La guerre vient le réquisitionner du 2 août 1914 au 1er octobre 1917, avec plus d’un an de campagne (9 janvier 1916 au 11 mai 1917), en tant que sous-lieutenant de réserve. Il reprend le sillon à l’issue de la guerre, puisque de 1909 à 1929 (date de sa retraite), sauf la période de guerre, il demeure au même poste dans le même établissement.
En 1920, son enseignement est intéressant, peut-être trop élevé, mais il n’y a guère que cinq ou six élèves qui ne puissent le suivre avec profit.
L’an suivant, ayant tenu compte de la remarque et du refus de lui accorder une promotion compte tenu de cet enseignement « élitiste », il est parfaitement à sa place.
En 1922, il a six élèves en philosophie et a pour eux un souci d’éduction scientifique.
En 1924, l’inspecteur général se reprend à protester contre la cloche qui vient rompre le charme, et en 1926-27, on sent le bilan solide, positif, qui reste certes élitiste : « excellent professeur, a fait obtenir à ses élèves de très belles récompenses… il dirige… l’interrogation…de façon magistrale et qui profite énormément à ses bons élèves. »
Notes
- Archives Nationales, F 17 24082
- FOUILLOUX (Etienne), « La traversée du siècle », Marcel Légaut, un chrétien en son siècle, Actes du Colloque Marcel Légaut de Lyon, 2000, p. 45
- LEGAUT (Marcel), Patience et passion d’un croyant, Paris Centurion, 1976, p. 8
- Carnet d’adresses de l’Abbé Gaudefroy, archives familiales.
- LEGAUT (Marcel), Prières d’un croyant, Paris, 1933, p. 89 et 134, (2e édition 1947)
Les archives permettent donc de donner –un peu- de corps à ce père et conforte l’intuition d’Etienne Fouilloux sur l’enfance –et l’adolescence- « vouée à la reproduction du modèle paternel : en 1919… j’ai voulu me faire prêtre… Mon père m’a dit… « Tu entreras au séminaire plus tard, sois d’abord agrégé de mathématiques ». (3) Toutefois, derrière ce conseil, il y a aussi une prudence, celle d’asseoir une ressource solide au cas où…Oui, « un honnête foyer parisien fier de ses deux garçons », avec une aisance rendant possible une résidence secondaire à Saint-Brévin l’Océan (Loire Atlantique) où l’Abbé Gaudefroy lui a écrit durant l’été.
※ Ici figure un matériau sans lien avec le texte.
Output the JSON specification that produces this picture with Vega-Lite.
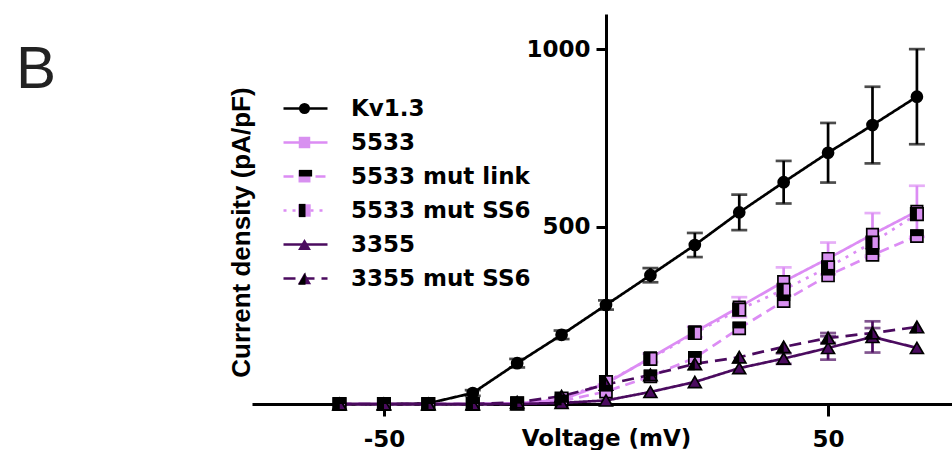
{
  "$schema": "https://vega.github.io/schema/vega-lite/v6.json",
  "autosize": {"type": "none"},
  "padding": {"left": 252, "top": 14, "right": 0, "bottom": 46},
  "width": 700,
  "height": 390,
  "background": "white",
  "title": {"text": "B", "anchor": "start", "frame": "group", "font": "Liberation Sans", "fontSize": 60, "fontWeight": "normal", "color": "#222222", "offset": 0, "dx": -236, "dy": 134, "baseline": "alphabetic"},
  "config": {
    "view": {"stroke": null},
    "axis": {"domainColor": "black", "domainWidth": 3, "tickColor": "black", "tickWidth": 3, "labelFont": "DejaVu Sans", "labelFontWeight": "bold", "labelFontSize": 23, "labelColor": "black", "titleFont": "DejaVu Sans", "titleFontWeight": "bold", "titleFontSize": 23, "titleColor": "black", "grid": false, "labelFlush": false, "labelOverlap": false}
  },
  "datasets": {
    "pts": [
      {"s": "Kv1.3", "v": -60, "y": 0}, {"s": "Kv1.3", "v": -50, "y": 0}, {"s": "Kv1.3", "v": -40, "y": 2}, {"s": "Kv1.3", "v": -30, "y": 31}, {"s": "Kv1.3", "v": -20, "y": 115}, {"s": "Kv1.3", "v": -10, "y": 195}, {"s": "Kv1.3", "v": 0, "y": 279}, {"s": "Kv1.3", "v": 10, "y": 363}, {"s": "Kv1.3", "v": 20, "y": 448}, {"s": "Kv1.3", "v": 30, "y": 540}, {"s": "Kv1.3", "v": 40, "y": 625}, {"s": "Kv1.3", "v": 50, "y": 708}, {"s": "Kv1.3", "v": 60, "y": 786}, {"s": "Kv1.3", "v": 70, "y": 866},
      {"s": "5533", "v": -60, "y": 0}, {"s": "5533", "v": -50, "y": 0}, {"s": "5533", "v": -40, "y": 0}, {"s": "5533", "v": -30, "y": 0}, {"s": "5533", "v": -20, "y": 2}, {"s": "5533", "v": -10, "y": 12}, {"s": "5533", "v": 0, "y": 58}, {"s": "5533", "v": 10, "y": 130}, {"s": "5533", "v": 20, "y": 203}, {"s": "5533", "v": 30, "y": 273}, {"s": "5533", "v": 40, "y": 345}, {"s": "5533", "v": 50, "y": 410}, {"s": "5533", "v": 60, "y": 478}, {"s": "5533", "v": 70, "y": 543},
      {"s": "5533 mut link", "v": -60, "y": 0}, {"s": "5533 mut link", "v": -50, "y": 0}, {"s": "5533 mut link", "v": -40, "y": 0}, {"s": "5533 mut link", "v": -30, "y": 0}, {"s": "5533 mut link", "v": -20, "y": 1}, {"s": "5533 mut link", "v": -10, "y": 8}, {"s": "5533 mut link", "v": 0, "y": 35}, {"s": "5533 mut link", "v": 10, "y": 78}, {"s": "5533 mut link", "v": 20, "y": 130}, {"s": "5533 mut link", "v": 30, "y": 213}, {"s": "5533 mut link", "v": 40, "y": 290}, {"s": "5533 mut link", "v": 50, "y": 362}, {"s": "5533 mut link", "v": 60, "y": 420}, {"s": "5533 mut link", "v": 70, "y": 473},
      {"s": "5533 mut SS6", "v": -60, "y": 0}, {"s": "5533 mut SS6", "v": -50, "y": 0}, {"s": "5533 mut SS6", "v": -40, "y": 0}, {"s": "5533 mut SS6", "v": -30, "y": 0}, {"s": "5533 mut SS6", "v": -20, "y": 2}, {"s": "5533 mut SS6", "v": -10, "y": 15}, {"s": "5533 mut SS6", "v": 0, "y": 62}, {"s": "5533 mut SS6", "v": 10, "y": 127}, {"s": "5533 mut SS6", "v": 20, "y": 200}, {"s": "5533 mut SS6", "v": 30, "y": 266}, {"s": "5533 mut SS6", "v": 40, "y": 322}, {"s": "5533 mut SS6", "v": 50, "y": 385}, {"s": "5533 mut SS6", "v": 60, "y": 455}, {"s": "5533 mut SS6", "v": 70, "y": 535},
      {"s": "3355", "v": -60, "y": 0}, {"s": "3355", "v": -50, "y": 0}, {"s": "3355", "v": -40, "y": 0}, {"s": "3355", "v": -30, "y": 0}, {"s": "3355", "v": -20, "y": 0}, {"s": "3355", "v": -10, "y": 3}, {"s": "3355", "v": 0, "y": 10}, {"s": "3355", "v": 10, "y": 34}, {"s": "3355", "v": 20, "y": 62}, {"s": "3355", "v": 30, "y": 101}, {"s": "3355", "v": 40, "y": 128}, {"s": "3355", "v": 50, "y": 158}, {"s": "3355", "v": 60, "y": 189}, {"s": "3355", "v": 70, "y": 158},
      {"s": "3355 mut SS6", "v": -60, "y": 0}, {"s": "3355 mut SS6", "v": -50, "y": 0}, {"s": "3355 mut SS6", "v": -40, "y": 0}, {"s": "3355 mut SS6", "v": -30, "y": 0}, {"s": "3355 mut SS6", "v": -20, "y": 5}, {"s": "3355 mut SS6", "v": -10, "y": 22}, {"s": "3355 mut SS6", "v": 0, "y": 55}, {"s": "3355 mut SS6", "v": 10, "y": 82}, {"s": "3355 mut SS6", "v": 20, "y": 113}, {"s": "3355 mut SS6", "v": 30, "y": 132}, {"s": "3355 mut SS6", "v": 40, "y": 161}, {"s": "3355 mut SS6", "v": 50, "y": 186}, {"s": "3355 mut SS6", "v": 60, "y": 200}, {"s": "3355 mut SS6", "v": 70, "y": 217}
    ],
    "err": [
      {"s": "Kv1.3", "v": -30, "y": 31, "e": 8}, {"s": "Kv1.3", "v": -20, "y": 115, "e": 12}, {"s": "Kv1.3", "v": -10, "y": 195, "e": 12}, {"s": "Kv1.3", "v": 0, "y": 279, "e": 13}, {"s": "Kv1.3", "v": 10, "y": 363, "e": 20}, {"s": "Kv1.3", "v": 20, "y": 448, "e": 34}, {"s": "Kv1.3", "v": 30, "y": 540, "e": 50}, {"s": "Kv1.3", "v": 40, "y": 625, "e": 60}, {"s": "Kv1.3", "v": 50, "y": 708, "e": 84}, {"s": "Kv1.3", "v": 60, "y": 786, "e": 108}, {"s": "Kv1.3", "v": 70, "y": 866, "e": 134},
      {"s": "5533", "v": 10, "y": 130, "e": 12}, {"s": "5533", "v": 20, "y": 203, "e": 15}, {"s": "5533", "v": 30, "y": 273, "e": 28}, {"s": "5533", "v": 40, "y": 345, "e": 40}, {"s": "5533", "v": 50, "y": 410, "e": 45}, {"s": "5533", "v": 60, "y": 478, "e": 60}, {"s": "5533", "v": 70, "y": 543, "e": 72},
      {"s": "3355", "v": 40, "y": 128, "e": 15}, {"s": "3355", "v": 50, "y": 158, "e": 33}, {"s": "3355", "v": 60, "y": 189, "e": 44},
      {"s": "3355 mut SS6", "v": 50, "y": 186, "e": 14}, {"s": "3355 mut SS6", "v": 60, "y": 200, "e": 14}
    ]
  },
  "encoding": {
    "x": {"field": "v", "type": "quantitative", "scale": {"domain": [-79.7, 77.9], "nice": false, "zero": false},
          "axis": {"values": [-50, 50], "tickSize": 12, "labelExpr": "datum.value < 0 ? '-' + abs(datum.value) : '' + datum.value", "labelBaseline": "alphabetic", "labelPadding": 30, "title": "Voltage (mV)", "titleBaseline": "alphabetic", "titleAlign": "center", "titleX": 354, "titleY": 41}},
    "y": {"field": "y", "type": "quantitative", "scale": {"domain": [0, 1099], "nice": false},
          "axis": {"values": [500, 1000], "format": "d", "offset": -354, "tickSize": 10, "labelPadding": 6, "title": "Current density (pA/pF)", "titleFont": "Liberation Sans", "titleFontSize": 26, "titleAngle": -90, "titleBaseline": "alphabetic", "titleAlign": "center", "titleX": -357, "titleY": 218}}
  },
  "layer": [
    {
      "data": {"name": "pts"},
      "mark": {"type": "line", "strokeWidth": 2.7},
      "encoding": {
        "stroke": {"field": "s", "type": "nominal",
                   "scale": {"domain": ["Kv1.3", "5533", "5533 mut link", "5533 mut SS6", "3355", "3355 mut SS6"], "range": ["#000000", "#dc8cf4", "#dc8cf4", "#dc8cf4", "#4b0b5f", "#4b0b5f"]},
                   "legend": {"orient": "none", "legendX": 42, "legendY": 83, "title": null, "symbolType": "M-4,0H4", "symbolSize": 121, "symbolStrokeWidth": 2.7, "labelFont": "DejaVu Sans", "labelFontSize": 23, "labelFontWeight": "bold", "labelColor": "black", "labelOffset": 34, "rowPadding": 10, "padding": 0, "labelLimit": 400}},
        "strokeDash": {"field": "s", "type": "nominal",
                   "scale": {"domain": ["Kv1.3", "5533", "5533 mut link", "5533 mut SS6", "3355", "3355 mut SS6"], "range": [[1, 0], [1, 0], [10, 6], [3, 6], [1, 0], [12, 7]]},
                   "legend": {"orient": "none", "legendX": 42, "legendY": 83, "title": null, "symbolType": "M-4,0H4", "symbolSize": 121, "symbolStrokeWidth": 2.7, "labelFont": "DejaVu Sans", "labelFontSize": 23, "labelFontWeight": "bold", "labelColor": "black", "labelOffset": 34, "rowPadding": 10, "padding": 0, "labelLimit": 400}}
      }
    },
    {
      "data": {"name": "err"},
      "mark": {"type": "errorbar", "ticks": true, "size": 16, "thickness": 2.7},
      "encoding": {
        "yError": {"field": "e"},
        "color": {"field": "s", "type": "nominal", "scale": {"domain": ["Kv1.3", "5533", "3355", "3355 mut SS6"], "range": ["#000000", "#dc8cf4", "#4b0b5f", "#4b0b5f"]}, "legend": null}
      }
    },
    {
      "data": {"name": "pts"},
      "mark": {"type": "point", "filled": true, "opacity": 1, "stroke": "black", "strokeWidth": 1.7},
      "encoding": {
        "shape": {"field": "s", "type": "nominal",
                  "scale": {"domain": ["Kv1.3", "5533", "5533 mut link", "5533 mut SS6", "3355", "3355 mut SS6"], "range": ["circle", "square", "square", "square", "triangle-up", "triangle-up"]},
                  "legend": {"orient": "none", "legendX": 41, "legendY": 83, "title": null, "symbolStrokeColor": "black", "symbolStrokeWidth": 1.7, "labelFont": "DejaVu Sans", "labelFontSize": 23, "labelFontWeight": "bold", "labelColor": "transparent", "labelExpr": "' '", "labelOffset": 34, "rowPadding": 10, "padding": 0}},
        "fill": {"field": "s", "type": "nominal",
                 "scale": {"domain": ["Kv1.3", "5533", "5533 mut link", "5533 mut SS6", "3355", "3355 mut SS6"], "range": ["#000000", "#d890f0", "#d890f0", "#d890f0", "#4b0b5f", "#4b0b5f"]},
                 "legend": {"orient": "none", "legendX": 41, "legendY": 83, "title": null, "symbolStrokeColor": "black", "symbolStrokeWidth": 1.7, "labelFont": "DejaVu Sans", "labelFontSize": 23, "labelFontWeight": "bold", "labelColor": "transparent", "labelExpr": "' '", "labelOffset": 34, "rowPadding": 10, "padding": 0}},
        "size": {"field": "s", "type": "nominal",
                 "scale": {"domain": ["Kv1.3", "5533", "5533 mut link", "5533 mut SS6", "3355", "3355 mut SS6"], "range": [121, 176, 176, 176, 210, 210]},
                 "legend": {"orient": "none", "legendX": 41, "legendY": 83, "title": null, "symbolStrokeColor": "black", "symbolStrokeWidth": 1.7, "labelFont": "DejaVu Sans", "labelFontSize": 23, "labelFontWeight": "bold", "labelColor": "transparent", "labelExpr": "' '", "labelOffset": 34, "rowPadding": 10, "padding": 0}}
      }
    },
    {
      "data": {"name": "pts"},
      "mark": {"type": "point", "filled": true, "opacity": 1, "fill": "black", "strokeWidth": 0, "size": 176},
      "encoding": {
        "shape": {"field": "s", "type": "nominal",
                  "scale": {"domain": ["Kv1.3", "5533", "5533 mut link", "5533 mut SS6", "3355", "3355 mut SS6"], "range": ["M0,0", "M0,0", "M-1,-1H1V0H-1Z", "M-1,-1H0V1H-1Z", "M0,0", "M0,-0.946L-1.092,0.946L0,0.946Z"]},
                  "legend": {"orient": "none", "legendX": 42, "legendY": 83, "title": null, "symbolFillColor": "black", "symbolStrokeWidth": 0, "symbolSize": 176, "labelFont": "DejaVu Sans", "labelFontSize": 23, "labelFontWeight": "bold", "labelColor": "transparent", "labelExpr": "' '", "labelOffset": 34, "rowPadding": 10, "padding": 0}}
      }
    }
  ],
  "resolve": {
    "scale": {"shape": "independent", "fill": "independent", "size": "independent", "stroke": "independent", "strokeDash": "independent", "color": "independent"},
    "legend": {"shape": "independent", "fill": "independent", "size": "independent", "stroke": "independent", "strokeDash": "independent", "color": "independent"}
  }
}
Si sa mère est au foyer, est-ce elle qui est évoquée dans Prières d’un croyant en 1947 : « L’enfant naît, et sa mère en lui donnant la vie, lui lègue aussi sa foi. Il va grandir, ses premières années tout baigné de la foi familiale. Et sa première communion brille dans son souvenir d’homme comme un sommet de pure et douce foi virginale. Jamais le doute n’est encore venu ternir la candeur de son âme. Sait-il bien ce que c’est que croire, lui qui ne sait pas encore qu’on peut douter ? Heureuses années, souvent nombreuses, où la petite plante devient arbuste à l’abri du vent et de la tempête… »
Ou, plus loin :
« Combien de parents ont, depuis, refait le même chemin. Combien de mères, après Marie, ont connu la même joie. Douceur de la famille chrétienne, toute faite de possession amoureuse et d’assurance, toute faite de satisfaction intime et de sécurité, tu détournes les yeux des hommes de l’autre réalité, celle qui blesse et qui tue, celle du péché et du mal qui ronge les corps et les cœurs, les tue et les profane. Et l’enfant naît, c’est la joie pour les siens, jusqu’au jour où il devient un homme.